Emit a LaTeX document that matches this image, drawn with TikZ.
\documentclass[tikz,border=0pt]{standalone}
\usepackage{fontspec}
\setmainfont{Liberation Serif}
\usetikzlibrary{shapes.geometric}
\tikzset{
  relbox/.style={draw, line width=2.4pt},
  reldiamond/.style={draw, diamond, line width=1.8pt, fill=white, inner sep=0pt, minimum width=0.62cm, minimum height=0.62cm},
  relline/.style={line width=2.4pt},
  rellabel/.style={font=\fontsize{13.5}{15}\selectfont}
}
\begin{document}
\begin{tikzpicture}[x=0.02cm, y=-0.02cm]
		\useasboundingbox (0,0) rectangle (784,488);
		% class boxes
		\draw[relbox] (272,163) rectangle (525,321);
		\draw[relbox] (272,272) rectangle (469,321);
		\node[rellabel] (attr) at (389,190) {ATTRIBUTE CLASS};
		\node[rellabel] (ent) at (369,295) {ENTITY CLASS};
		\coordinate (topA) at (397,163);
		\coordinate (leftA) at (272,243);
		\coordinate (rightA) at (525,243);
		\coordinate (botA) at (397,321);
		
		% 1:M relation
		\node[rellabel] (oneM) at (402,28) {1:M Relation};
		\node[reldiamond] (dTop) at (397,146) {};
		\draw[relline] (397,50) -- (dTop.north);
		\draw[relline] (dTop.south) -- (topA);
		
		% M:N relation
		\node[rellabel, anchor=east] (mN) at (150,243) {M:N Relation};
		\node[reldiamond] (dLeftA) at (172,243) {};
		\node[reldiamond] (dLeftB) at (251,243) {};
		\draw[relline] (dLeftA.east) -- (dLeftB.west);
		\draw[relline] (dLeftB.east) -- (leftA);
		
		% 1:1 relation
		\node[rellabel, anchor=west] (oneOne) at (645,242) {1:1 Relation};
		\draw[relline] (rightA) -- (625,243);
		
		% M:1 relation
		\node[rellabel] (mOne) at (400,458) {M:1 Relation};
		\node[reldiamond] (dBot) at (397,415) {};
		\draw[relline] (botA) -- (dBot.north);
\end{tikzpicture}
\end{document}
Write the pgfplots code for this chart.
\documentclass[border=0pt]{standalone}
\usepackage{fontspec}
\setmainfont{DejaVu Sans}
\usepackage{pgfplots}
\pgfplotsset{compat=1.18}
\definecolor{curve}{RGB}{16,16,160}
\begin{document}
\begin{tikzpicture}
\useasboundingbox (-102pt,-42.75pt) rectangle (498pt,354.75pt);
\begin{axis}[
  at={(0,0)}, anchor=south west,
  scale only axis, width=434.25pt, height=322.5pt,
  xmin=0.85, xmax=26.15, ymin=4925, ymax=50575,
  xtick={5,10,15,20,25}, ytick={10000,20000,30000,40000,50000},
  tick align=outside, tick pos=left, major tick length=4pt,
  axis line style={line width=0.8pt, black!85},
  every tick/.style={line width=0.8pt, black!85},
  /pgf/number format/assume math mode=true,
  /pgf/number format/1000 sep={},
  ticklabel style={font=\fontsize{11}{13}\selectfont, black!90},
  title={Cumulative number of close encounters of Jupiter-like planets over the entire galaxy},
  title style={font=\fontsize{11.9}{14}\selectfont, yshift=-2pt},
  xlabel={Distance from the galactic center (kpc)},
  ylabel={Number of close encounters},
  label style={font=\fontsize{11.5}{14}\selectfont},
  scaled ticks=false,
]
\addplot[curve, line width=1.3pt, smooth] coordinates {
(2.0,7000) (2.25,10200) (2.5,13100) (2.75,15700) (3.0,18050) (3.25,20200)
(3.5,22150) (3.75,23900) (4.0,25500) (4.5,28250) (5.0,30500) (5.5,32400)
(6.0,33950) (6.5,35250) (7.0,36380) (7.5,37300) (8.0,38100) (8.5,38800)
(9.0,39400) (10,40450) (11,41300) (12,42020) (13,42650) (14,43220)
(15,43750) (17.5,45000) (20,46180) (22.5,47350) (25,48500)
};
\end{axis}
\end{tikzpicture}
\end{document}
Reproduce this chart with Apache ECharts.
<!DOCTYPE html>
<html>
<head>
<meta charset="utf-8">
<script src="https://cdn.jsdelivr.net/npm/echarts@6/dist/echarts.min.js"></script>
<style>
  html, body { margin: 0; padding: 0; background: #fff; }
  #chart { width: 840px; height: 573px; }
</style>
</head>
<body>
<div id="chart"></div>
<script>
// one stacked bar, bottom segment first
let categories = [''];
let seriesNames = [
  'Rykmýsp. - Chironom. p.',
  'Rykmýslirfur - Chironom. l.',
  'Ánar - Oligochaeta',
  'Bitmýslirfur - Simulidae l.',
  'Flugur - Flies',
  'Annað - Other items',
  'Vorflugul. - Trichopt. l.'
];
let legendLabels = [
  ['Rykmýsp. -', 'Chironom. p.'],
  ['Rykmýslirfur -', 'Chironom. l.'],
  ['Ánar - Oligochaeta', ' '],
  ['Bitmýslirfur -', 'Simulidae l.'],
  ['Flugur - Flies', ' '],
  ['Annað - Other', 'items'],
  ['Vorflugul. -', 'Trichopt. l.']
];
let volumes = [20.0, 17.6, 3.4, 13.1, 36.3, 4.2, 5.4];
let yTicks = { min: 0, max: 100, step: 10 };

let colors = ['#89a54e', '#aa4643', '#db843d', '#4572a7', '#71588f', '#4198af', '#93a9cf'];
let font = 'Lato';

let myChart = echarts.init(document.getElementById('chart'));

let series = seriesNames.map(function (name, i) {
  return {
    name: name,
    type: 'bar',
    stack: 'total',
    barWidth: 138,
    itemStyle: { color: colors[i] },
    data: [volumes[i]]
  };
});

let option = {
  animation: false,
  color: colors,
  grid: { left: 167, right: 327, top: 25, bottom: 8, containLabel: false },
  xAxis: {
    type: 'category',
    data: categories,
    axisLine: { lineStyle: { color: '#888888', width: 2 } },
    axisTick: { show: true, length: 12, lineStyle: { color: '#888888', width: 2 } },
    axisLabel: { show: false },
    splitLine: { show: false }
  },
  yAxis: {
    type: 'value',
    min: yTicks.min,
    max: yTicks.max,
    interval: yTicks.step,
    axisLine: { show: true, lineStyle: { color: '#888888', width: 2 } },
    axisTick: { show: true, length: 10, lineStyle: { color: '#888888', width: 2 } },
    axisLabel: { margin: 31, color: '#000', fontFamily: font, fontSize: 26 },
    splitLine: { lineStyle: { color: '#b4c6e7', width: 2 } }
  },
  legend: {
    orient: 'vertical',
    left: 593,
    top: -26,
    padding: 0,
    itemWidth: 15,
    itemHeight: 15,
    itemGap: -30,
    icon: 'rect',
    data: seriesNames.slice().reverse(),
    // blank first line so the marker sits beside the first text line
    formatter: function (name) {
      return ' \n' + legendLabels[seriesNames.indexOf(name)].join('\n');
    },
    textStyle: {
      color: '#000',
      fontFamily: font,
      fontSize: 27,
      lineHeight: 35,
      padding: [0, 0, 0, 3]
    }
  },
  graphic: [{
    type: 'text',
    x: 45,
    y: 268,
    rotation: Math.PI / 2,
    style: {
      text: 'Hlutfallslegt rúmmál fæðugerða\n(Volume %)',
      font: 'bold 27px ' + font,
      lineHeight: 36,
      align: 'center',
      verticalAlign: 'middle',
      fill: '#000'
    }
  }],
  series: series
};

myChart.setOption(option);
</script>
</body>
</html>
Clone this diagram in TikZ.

*Objective*: Tally the lines in the listing that hold "this" and report the number alone.

*Full solution*: 4